I think the Hybrid would be ideal for city driving while the V-6 is preferrable for highway/upcountry cruising.
The Honda uses a 2400cc Vtec engine (same as in the Honda Accord) which I understand uses similar technology to Toyota's VVti, that is variable valve timing to inject fuel and optimum amounts depending upon demand (this is an oversimplified explanation I'm sure some others can better explain).
In real life the feeling I got from driving the Honda Elysion is that its rather sluggish off the line with a slight edge over the Toyota hybrid but not by much, so the hybrid technology should be commended here.
Now if you were to compare it to the power of the V-6 3000 cc engine of the Toyota Alphard you would not want to drive both the Hybrid or the Elysion.
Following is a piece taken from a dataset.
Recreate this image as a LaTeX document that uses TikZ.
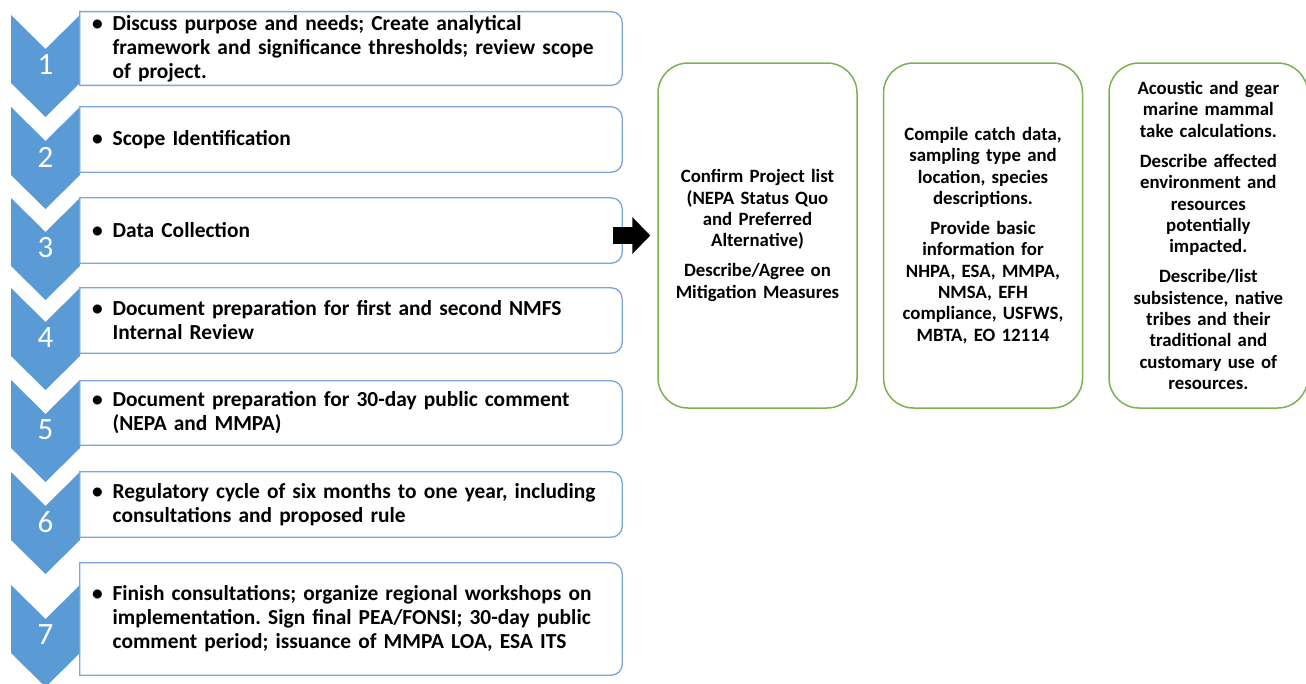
\documentclass[tikz,border=0pt]{standalone}
\usepackage{fontspec}
\setmainfont{Carlito}
\usepackage{xcolor}
\usepackage{tikz}
\usetikzlibrary{arrows.meta,positioning,calc}

\definecolor{chevblue}{RGB}{91,155,213}
\definecolor{lineblue}{RGB}{122,166,216}
\definecolor{notegreen}{RGB}{122,178,82}
\newcommand{\bitem}[1]{\textbullet\hspace{10pt}\parbox[t]{490pt}{#1}}
\frenchspacing

\begin{document}
\begin{tikzpicture}[x=1pt,y=1pt,>=latex,
  stepbox/.style={rectangle,minimum width=542pt,text width=518pt,inner xsep=12pt,align=left,
    font=\fontsize{21.4}{24}\selectfont\bfseries},
  stepnum/.style={text=white,font=\fontsize{31}{31}\selectfont},
  notebox/.style={draw=notegreen,line width=1.5pt,rounded corners=30pt,minimum width=199pt,
    minimum height=345pt,text width=192pt,align=center,font=\fontsize{18.8}{21.3}\selectfont\bfseries}]
  \clip (0,0) rectangle (1306,-683);
  % chevrons with step numbers
  \foreach \t/\n in {15/1,107/2,198/3,288/4,380/5,472/6,585/7} {
    \fill[chevblue] (11,-\t) -- (45.5,-\t-34) -- (80,-\t) -- (80,-\t-68) -- (45.5,-\t-102) -- (11,-\t-68) -- cycle;
    \node[stepnum] (n\n) at (45.5,-\t-50) {\n};
  }
  % steps
  \node[stepbox,minimum height=73pt] (s1) at (351,-48.5) {\bitem{Discuss purpose and needs; Create analytical\\
    framework and significance thresholds; review scope\\ of project.}};
  \node[stepbox,minimum height=65pt] (s2) at (351,-139.5) {\bitem{Scope Identification}};
  \node[stepbox,minimum height=65pt] (s3) at (351,-230.5) {\bitem{Data Collection}};
  \node[stepbox,minimum height=65pt] (s4) at (351,-320.5) {\bitem{Document preparation for first and second NMFS\\ Internal Review}};
  \node[stepbox,minimum height=64pt] (s5) at (351,-413) {\bitem{Document preparation for 30-day public comment\\ (NEPA and MMPA)}};
  \node[stepbox,minimum height=65pt] (s6) at (351,-504.5) {\bitem{Regulatory cycle of six months to one year, including\\ consultations and proposed rule}};
  \node[stepbox,minimum height=112pt] (s7) at (351,-619) {\bitem{Finish consultations; organize regional workshops on\\
    implementation. Sign final PEA/FONSI; 30-day public\\ comment period; issuance of MMPA LOA, ESA ITS}};
  \foreach \s in {s1,s2,s3,s4,s5,s6,s7}
    \draw[lineblue,line width=1.3pt] (\s.north west) -- ([xshift=-11pt]\s.north east) arc[start angle=90,end angle=0,radius=11pt]
      -- ([yshift=11pt]\s.south east) arc[start angle=0,end angle=-90,radius=11pt] -- (\s.south west) -- cycle;
  % notes
  \node[notebox] (gA) at (757.5,-235.5) {Confirm Project list\\(NEPA Status Quo\\and Preferred\\Alternative)\\[9pt]
    Describe/Agree on\\Mitigation Measures};
  \node[notebox,right=25pt of gA] (gB) {Compile catch data,\\sampling type and\\location, species\\descriptions.\\[9pt]
    Provide basic\\information for\\NHPA, ESA, MMPA,\\NMSA, EFH\\compliance, USFWS,\\MBTA, EO 12114};
  \node[notebox,minimum width=197pt,right=25pt of gB] (gC) {Acoustic and gear\\marine mammal\\take calculations.\\[9pt]
    Describe affected\\environment and\\resources\\potentially\\impacted.\\[9pt]
    Describe/list\\subsistence, native\\tribes and their\\traditional and\\customary use of\\resources.};
  \draw[line width=17pt,-{Triangle[length=18pt,width=36pt]}] ($(s3.east |- gA.west)+(-9,0)$) -- ($(gA.west)+(-7,0)$);
\end{tikzpicture}
\end{document}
The Toyota engines (like their Lexus division) are just so smooth and quiet while running that I have mistakenly restarted them many times thinking I had failed to start them after the first startup)
The Toyota(both Alphard and Estima) have a 2+2+3 layout with easier access in and out when compared to the 2+3+3 layout of the Elysion but you can of course seat more in the Elysion.
The headroom is about the same for the Elysion and Estima but the Elysion is longer (its about as long as the Alphard, but the Elysion appears deceptively smaller than the Alphard because of its lower profile).
The Honda uses better looking and feeling plastics than the Toyota with the Elysion appearing more high tech with its great looking halo-effect speedometer, but in real life the simple illuminated dials are easier to read.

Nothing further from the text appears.